Live Demo Open in Colab Copy S3 URI

How to use

Use as part of an nlp pipeline with the following stages: DocumentAssembler, SentenceDetector, Tokenizer, WordEmbeddingsModel, NerDLModel. Add the NerConverter to the end of the pipeline to convert entity tokens into full entity chunks.

document_assembler = DocumentAssembler()\
  .setInputCol("text")\
  .setOutputCol("document")

sentence_detector = SentenceDetector()\
  .setInputCols(["document"])\
  .setOutputCol("sentence")

tokenizer = Tokenizer()\
  .setInputCols(["sentence"])\
  .setOutputCol("token")

# Clinical word embeddings trained on PubMED dataset
word_embeddings = WordEmbeddingsModel.pretrained("embeddings_clinical", "en", "clinical/models")\
  .setInputCols(["sentence", "token"])\
  .setOutputCol("embeddings")

clinical_ner = NerDLModel.pretrained("ner_drugs_large", "en", "clinical/models") \
  .setInputCols(["sentence", "token", "embeddings"]) \
  .setOutputCol("ner")

ner_converter = NerConverter() \
  .setInputCols(["sentence", "token", "ner"]) \
  .setOutputCol("ner_chunk")

nlpPipeline = Pipeline(stages=[document_assembler, sentence_detector, tokenizer, word_embeddings, clinical_ner, ner_converter])

data = spark.createDataFrame([["""The patient is a 40-year-old white male who presents with a chief complaint of 'chest pain'. The patient is diabetic and has a prior history of coronary artery disease. The patient presents today stating that his chest pain started yesterday evening and has been somewhat intermittent. He has been advised Aspirin 81 milligrams QDay. Humulin N. insulin 50 units in a.m. HCTZ 50 mg QDay. Nitroglycerin 1/150 sublingually PRN chest pain."""]]).toDF("text")

result = nlpPipeline.fit(data).transform(data)

val document_assembler = new DocumentAssembler()
  .setInputCol("text")
  .setOutputCol("document")

val sentence_detector = new SentenceDetector()
  .setInputCols("document")
  .setOutputCol("sentence")

val tokenizer = new Tokenizer()
  .setInputCols("sentence")
  .setOutputCol("token")

# Clinical word embeddings trained on PubMED dataset
val word_embeddings = WordEmbeddingsModel.pretrained("embeddings_clinical", "en", "clinical/models")
  .setInputCols(Array("sentence", "token"))
  .setOutputCol("embeddings")
  
val ner = NerDLModel.pretrained("ner_drugs_large", "en", "clinical/models")
  .setInputCols(Array("sentence", "token", "embeddings"))
  .setOutputCol("ner")

val ner_converter = new NerConverter()
  .setInputCols(Array("sentence", "token", "ner"))
  .setOutputCol("ner_chunk")

val pipeline = new Pipeline().setStages(Array(document_assembler, sentence_detector, tokenizer, word_embeddings, ner, ner_converter))

val data = Seq("""The patient is a 40-year-old white male who presents with a chief complaint of 'chest pain'. The patient is diabetic and has a prior history of coronary artery disease.
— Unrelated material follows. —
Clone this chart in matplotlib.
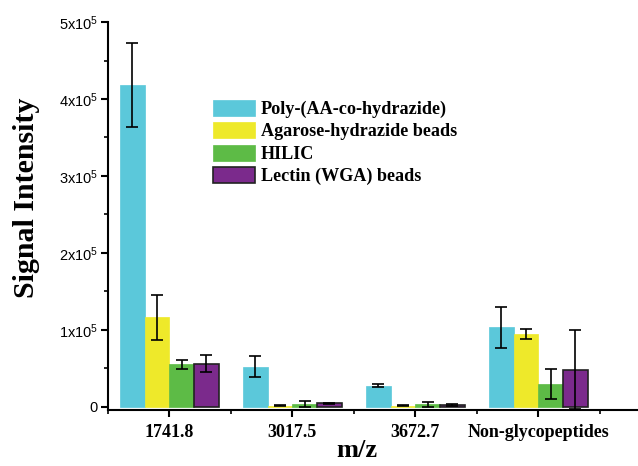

The patient presents today stating that his chest pain started yesterday evening and has been somewhat intermittent. He has been advised Aspirin 81 milligrams QDay. Humulin N. insulin 50 units in a.m. HCTZ 50 mg QDay. Nitroglycerin 1/150 sublingually PRN chest pain.""").toDS.toDF("text")

val result = pipeline.fit(data).transform(data)

Results

The output is a dataframe with a sentence per row and a "ner" column containing all of the entity labels in the sentence, entity character indices, and other metadata.


+--------------------------------+---------+
|chunk                           |ner_label|
+--------------------------------+---------+
|Aspirin 81 milligrams           |DRUG     |
|Humulin N                       |DRUG     |
|insulin 50 units                |DRUG     |
|HCTZ 50 mg                      |DRUG     |
|Nitroglycerin 1/150 sublingually|DRUG     |
+--------------------------------+---------+

Model Information

Model Name: ner_drugs_large_en_2.6.0_2.4
Type: ner
Compatibility: Spark NLP 2.7.1+
Edition: Official
License: Licensed
Input Labels: [sentence,token, embeddings]
Output Labels: [ner]
Language: [en]
Case sensitive: false

Data Source

Trained on augmented version of i2b2_med7 + FDA with ‘embeddings_clinical’. https://www.i2b2.org/NLP/Medication

Benchmarking

Since this NER model is crafted from ner_posology but reduced to single entity, no benchmark is applicable.